Wednesday, May 14, 2008

Die Stille Vor Bach (The Silence Before Bach, 2007)

“Richard Brody’s New Yorker review captures some of what makes this film extraordinary. Portabella, writes Brody, ‘brings Bach’s music to life with a mysterious, magnificent blend of drama, documentary, and quasi-surrealist whimsy. Beginning with a scene of a player piano rattling off the Goldberg Variations while rolling through a bright, bare loft, Portabella tickles the senses with a series of skits while a great and serious notion emerges: the construction of modern Europe on the basis of classical music.’ Manohla Dargis, in The New York Times, adds the insight that the film is constructed contrapuntally, as Bach’s music was, ‘unfold[ing] note against note, scene against scene.’

“What these reviewers in the secular press don’t mention, however, is the film’s subtext: that brilliant art made from and for faith can carry a culture through the centuries—and carry that culture back to God.

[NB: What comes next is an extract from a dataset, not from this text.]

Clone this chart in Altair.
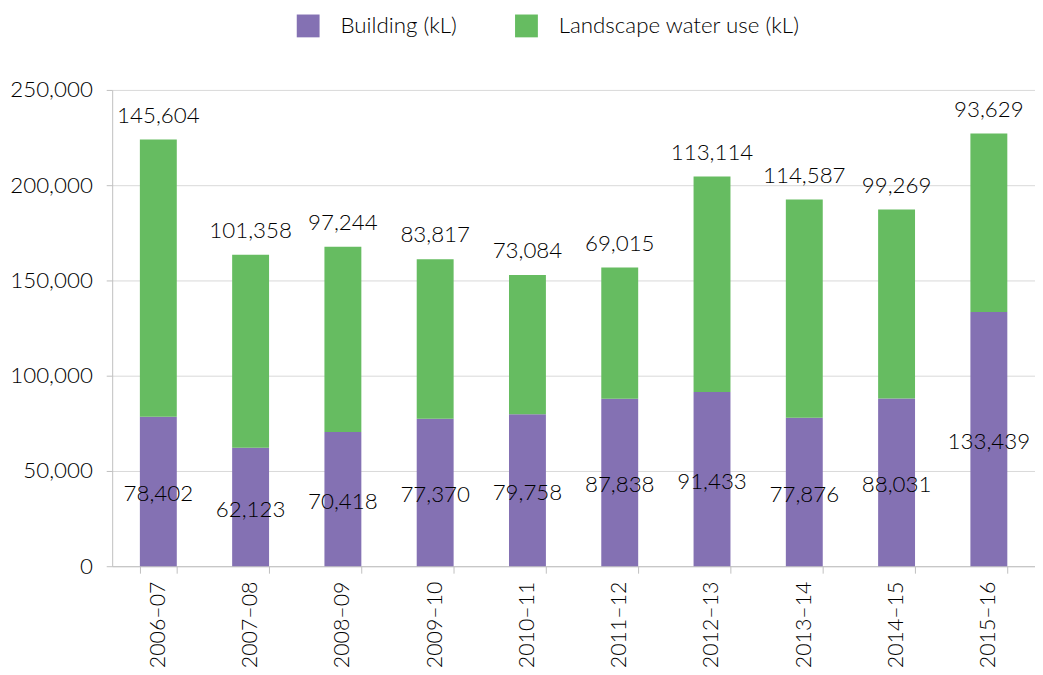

“‘Carrying’ is a major visual metaphor in the film. We get multiple images of transport: a truck speeding down the highway, a tourist boat churning over Germany’s waterways, subway trains hurling through the dark underground. These images from contemporary life ‘carry’ Bach’s music in various inventive ways, from the truck driver playing Bach on his harmonica to the subway car that fills before our eyes with young-adult cellists in jeans, all playing Bach in unison.”